● **DO THIS**
Without the pictures, print the lines running from the beginning of the material to the line containing "const fit038LabelPos = [34.3, 0.1063];", both ends included.
►
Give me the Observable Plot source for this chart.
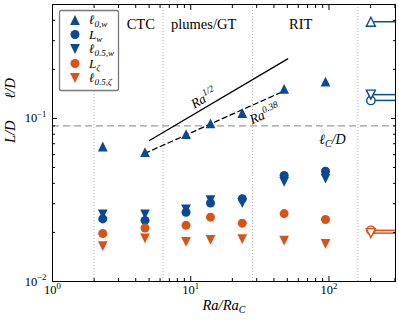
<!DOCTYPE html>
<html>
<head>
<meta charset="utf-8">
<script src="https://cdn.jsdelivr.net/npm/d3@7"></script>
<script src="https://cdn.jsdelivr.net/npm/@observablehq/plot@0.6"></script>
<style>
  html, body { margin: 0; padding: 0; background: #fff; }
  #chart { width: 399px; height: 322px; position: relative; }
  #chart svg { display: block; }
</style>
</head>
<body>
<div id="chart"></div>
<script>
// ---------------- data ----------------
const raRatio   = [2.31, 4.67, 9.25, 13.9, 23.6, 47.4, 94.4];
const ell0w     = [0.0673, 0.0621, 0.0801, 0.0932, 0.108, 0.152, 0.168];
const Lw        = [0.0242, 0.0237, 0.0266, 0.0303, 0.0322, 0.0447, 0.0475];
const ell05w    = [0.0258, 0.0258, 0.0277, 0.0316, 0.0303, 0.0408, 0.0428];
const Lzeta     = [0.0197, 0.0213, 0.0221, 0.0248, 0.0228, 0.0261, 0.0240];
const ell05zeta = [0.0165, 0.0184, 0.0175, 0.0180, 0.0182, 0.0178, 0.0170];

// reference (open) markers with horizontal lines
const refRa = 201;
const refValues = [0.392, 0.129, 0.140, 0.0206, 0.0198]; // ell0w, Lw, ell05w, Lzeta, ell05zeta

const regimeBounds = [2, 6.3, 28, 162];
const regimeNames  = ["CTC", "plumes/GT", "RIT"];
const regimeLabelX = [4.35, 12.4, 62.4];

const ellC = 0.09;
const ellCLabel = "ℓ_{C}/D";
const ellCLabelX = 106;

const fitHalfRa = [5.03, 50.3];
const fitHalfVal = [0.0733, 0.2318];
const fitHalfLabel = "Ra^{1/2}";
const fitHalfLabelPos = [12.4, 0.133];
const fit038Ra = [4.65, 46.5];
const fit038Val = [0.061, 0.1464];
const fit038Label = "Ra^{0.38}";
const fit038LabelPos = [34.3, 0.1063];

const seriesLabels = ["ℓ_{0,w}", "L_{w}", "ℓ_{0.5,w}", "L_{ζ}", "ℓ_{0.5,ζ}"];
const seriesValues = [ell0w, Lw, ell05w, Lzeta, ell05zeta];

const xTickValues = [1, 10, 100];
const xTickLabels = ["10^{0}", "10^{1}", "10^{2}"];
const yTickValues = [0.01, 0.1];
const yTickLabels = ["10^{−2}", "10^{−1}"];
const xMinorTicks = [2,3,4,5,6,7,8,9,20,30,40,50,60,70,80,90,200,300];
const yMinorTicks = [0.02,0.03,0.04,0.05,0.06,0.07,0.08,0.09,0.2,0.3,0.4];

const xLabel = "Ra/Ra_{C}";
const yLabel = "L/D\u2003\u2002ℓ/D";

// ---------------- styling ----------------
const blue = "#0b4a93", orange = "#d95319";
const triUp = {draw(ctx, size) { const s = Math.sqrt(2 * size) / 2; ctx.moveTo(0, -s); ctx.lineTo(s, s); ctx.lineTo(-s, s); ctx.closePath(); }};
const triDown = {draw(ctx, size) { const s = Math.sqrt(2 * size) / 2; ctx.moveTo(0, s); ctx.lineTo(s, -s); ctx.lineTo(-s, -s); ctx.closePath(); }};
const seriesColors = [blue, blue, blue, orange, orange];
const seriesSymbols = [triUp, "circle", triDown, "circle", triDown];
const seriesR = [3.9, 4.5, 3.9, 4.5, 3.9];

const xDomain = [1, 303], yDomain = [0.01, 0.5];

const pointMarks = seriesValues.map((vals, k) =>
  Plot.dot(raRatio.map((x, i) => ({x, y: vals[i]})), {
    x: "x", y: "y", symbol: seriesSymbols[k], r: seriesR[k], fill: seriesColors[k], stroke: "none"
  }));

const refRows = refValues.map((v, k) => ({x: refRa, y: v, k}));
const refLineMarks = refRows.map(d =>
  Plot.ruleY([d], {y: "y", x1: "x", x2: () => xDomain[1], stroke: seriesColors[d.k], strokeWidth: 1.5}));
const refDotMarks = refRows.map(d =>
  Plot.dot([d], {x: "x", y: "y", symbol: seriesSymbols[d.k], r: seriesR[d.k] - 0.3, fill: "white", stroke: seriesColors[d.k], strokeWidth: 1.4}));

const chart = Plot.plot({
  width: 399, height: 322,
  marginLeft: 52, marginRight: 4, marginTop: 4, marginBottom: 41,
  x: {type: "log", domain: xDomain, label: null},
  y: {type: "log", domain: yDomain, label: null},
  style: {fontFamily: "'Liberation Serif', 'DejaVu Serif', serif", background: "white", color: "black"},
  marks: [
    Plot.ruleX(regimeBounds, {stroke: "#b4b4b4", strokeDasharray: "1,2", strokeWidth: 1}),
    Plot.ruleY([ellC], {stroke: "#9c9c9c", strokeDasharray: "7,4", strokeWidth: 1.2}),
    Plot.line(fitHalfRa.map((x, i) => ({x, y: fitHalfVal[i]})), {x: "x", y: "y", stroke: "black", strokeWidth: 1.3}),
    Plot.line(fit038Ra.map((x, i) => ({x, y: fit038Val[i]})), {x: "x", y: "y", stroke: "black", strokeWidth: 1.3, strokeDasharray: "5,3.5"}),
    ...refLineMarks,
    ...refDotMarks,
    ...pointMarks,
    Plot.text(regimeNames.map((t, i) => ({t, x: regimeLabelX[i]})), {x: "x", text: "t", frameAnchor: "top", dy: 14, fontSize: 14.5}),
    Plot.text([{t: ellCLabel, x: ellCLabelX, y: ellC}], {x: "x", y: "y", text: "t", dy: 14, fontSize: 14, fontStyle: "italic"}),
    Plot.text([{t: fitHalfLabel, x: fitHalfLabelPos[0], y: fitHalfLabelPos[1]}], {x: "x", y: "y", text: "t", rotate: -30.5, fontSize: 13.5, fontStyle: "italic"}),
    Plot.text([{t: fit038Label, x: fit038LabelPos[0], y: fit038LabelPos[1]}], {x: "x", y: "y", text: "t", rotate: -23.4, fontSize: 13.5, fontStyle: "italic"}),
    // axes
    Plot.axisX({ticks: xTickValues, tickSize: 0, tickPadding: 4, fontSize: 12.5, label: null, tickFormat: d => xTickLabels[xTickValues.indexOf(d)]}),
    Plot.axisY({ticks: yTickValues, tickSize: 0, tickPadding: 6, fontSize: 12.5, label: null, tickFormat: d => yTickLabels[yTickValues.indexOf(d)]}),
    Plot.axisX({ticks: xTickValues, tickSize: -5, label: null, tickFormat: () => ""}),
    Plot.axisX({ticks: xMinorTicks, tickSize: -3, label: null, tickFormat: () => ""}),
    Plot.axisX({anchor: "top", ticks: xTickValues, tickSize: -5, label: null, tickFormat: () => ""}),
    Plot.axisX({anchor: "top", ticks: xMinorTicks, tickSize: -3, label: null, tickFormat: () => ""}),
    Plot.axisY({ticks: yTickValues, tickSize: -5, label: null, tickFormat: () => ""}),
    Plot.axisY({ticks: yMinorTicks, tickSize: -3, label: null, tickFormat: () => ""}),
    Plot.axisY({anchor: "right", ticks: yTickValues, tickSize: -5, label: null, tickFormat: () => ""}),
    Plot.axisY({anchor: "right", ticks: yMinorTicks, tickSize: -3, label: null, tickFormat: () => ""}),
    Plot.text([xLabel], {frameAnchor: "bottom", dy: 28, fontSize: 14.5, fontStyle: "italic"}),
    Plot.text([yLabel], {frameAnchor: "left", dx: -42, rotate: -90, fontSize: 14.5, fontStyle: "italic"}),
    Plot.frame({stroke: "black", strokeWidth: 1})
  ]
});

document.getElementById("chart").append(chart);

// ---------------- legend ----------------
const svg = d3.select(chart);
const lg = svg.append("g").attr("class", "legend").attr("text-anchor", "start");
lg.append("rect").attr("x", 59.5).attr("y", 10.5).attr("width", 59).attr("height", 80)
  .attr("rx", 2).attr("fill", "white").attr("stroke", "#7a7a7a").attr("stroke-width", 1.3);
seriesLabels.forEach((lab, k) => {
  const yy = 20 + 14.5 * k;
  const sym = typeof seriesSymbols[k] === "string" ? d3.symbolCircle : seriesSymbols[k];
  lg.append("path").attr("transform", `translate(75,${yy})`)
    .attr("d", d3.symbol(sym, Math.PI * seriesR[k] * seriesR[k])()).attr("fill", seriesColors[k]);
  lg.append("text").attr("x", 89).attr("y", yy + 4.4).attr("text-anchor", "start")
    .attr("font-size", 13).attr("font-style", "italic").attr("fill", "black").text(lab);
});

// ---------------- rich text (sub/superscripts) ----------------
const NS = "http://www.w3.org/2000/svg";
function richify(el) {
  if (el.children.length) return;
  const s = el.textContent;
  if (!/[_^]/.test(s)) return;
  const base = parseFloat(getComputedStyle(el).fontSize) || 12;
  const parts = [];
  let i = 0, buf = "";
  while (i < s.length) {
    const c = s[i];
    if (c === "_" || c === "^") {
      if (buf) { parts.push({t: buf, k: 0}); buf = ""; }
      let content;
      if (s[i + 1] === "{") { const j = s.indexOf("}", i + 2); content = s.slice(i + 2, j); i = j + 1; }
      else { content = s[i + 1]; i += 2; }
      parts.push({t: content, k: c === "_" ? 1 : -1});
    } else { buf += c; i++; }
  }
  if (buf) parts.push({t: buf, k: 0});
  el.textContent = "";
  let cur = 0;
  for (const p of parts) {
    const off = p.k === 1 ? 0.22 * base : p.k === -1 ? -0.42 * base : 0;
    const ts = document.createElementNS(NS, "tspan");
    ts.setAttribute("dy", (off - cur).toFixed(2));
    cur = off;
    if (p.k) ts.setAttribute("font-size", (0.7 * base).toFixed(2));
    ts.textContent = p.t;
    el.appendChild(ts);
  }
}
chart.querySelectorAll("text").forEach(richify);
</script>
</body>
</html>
◄
● **COMPLETED EXERCISE**
Give me the Observable Plot source for this chart.
<!DOCTYPE html>
<html>
<head>
<meta charset="utf-8">
<script src="https://cdn.jsdelivr.net/npm/d3@7"></script>
<script src="https://cdn.jsdelivr.net/npm/@observablehq/plot@0.6"></script>
<style>
  html, body { margin: 0; padding: 0; background: #fff; }
  #chart { width: 399px; height: 322px; position: relative; }
  #chart svg { display: block; }
</style>
</head>
<body>
<div id="chart"></div>
<script>
// ---------------- data ----------------
const raRatio   = [2.31, 4.67, 9.25, 13.9, 23.6, 47.4, 94.4];
const ell0w     = [0.0673, 0.0621, 0.0801, 0.0932, 0.108, 0.152, 0.168];
const Lw        = [0.0242, 0.0237, 0.0266, 0.0303, 0.0322, 0.0447, 0.0475];
const ell05w    = [0.0258, 0.0258, 0.0277, 0.0316, 0.0303, 0.0408, 0.0428];
const Lzeta     = [0.0197, 0.0213, 0.0221, 0.0248, 0.0228, 0.0261, 0.0240];
const ell05zeta = [0.0165, 0.0184, 0.0175, 0.0180, 0.0182, 0.0178, 0.0170];

// reference (open) markers with horizontal lines
const refRa = 201;
const refValues = [0.392, 0.129, 0.140, 0.0206, 0.0198]; // ell0w, Lw, ell05w, Lzeta, ell05zeta

const regimeBounds = [2, 6.3, 28, 162];
const regimeNames  = ["CTC", "plumes/GT", "RIT"];
const regimeLabelX = [4.35, 12.4, 62.4];

const ellC = 0.09;
const ellCLabel = "ℓ_{C}/D";
const ellCLabelX = 106;

const fitHalfRa = [5.03, 50.3];
const fitHalfVal = [0.0733, 0.2318];
const fitHalfLabel = "Ra^{1/2}";
const fitHalfLabelPos = [12.4, 0.133];
const fit038Ra = [4.65, 46.5];
const fit038Val = [0.061, 0.1464];
const fit038Label = "Ra^{0.38}";
const fit038LabelPos = [34.3, 0.1063];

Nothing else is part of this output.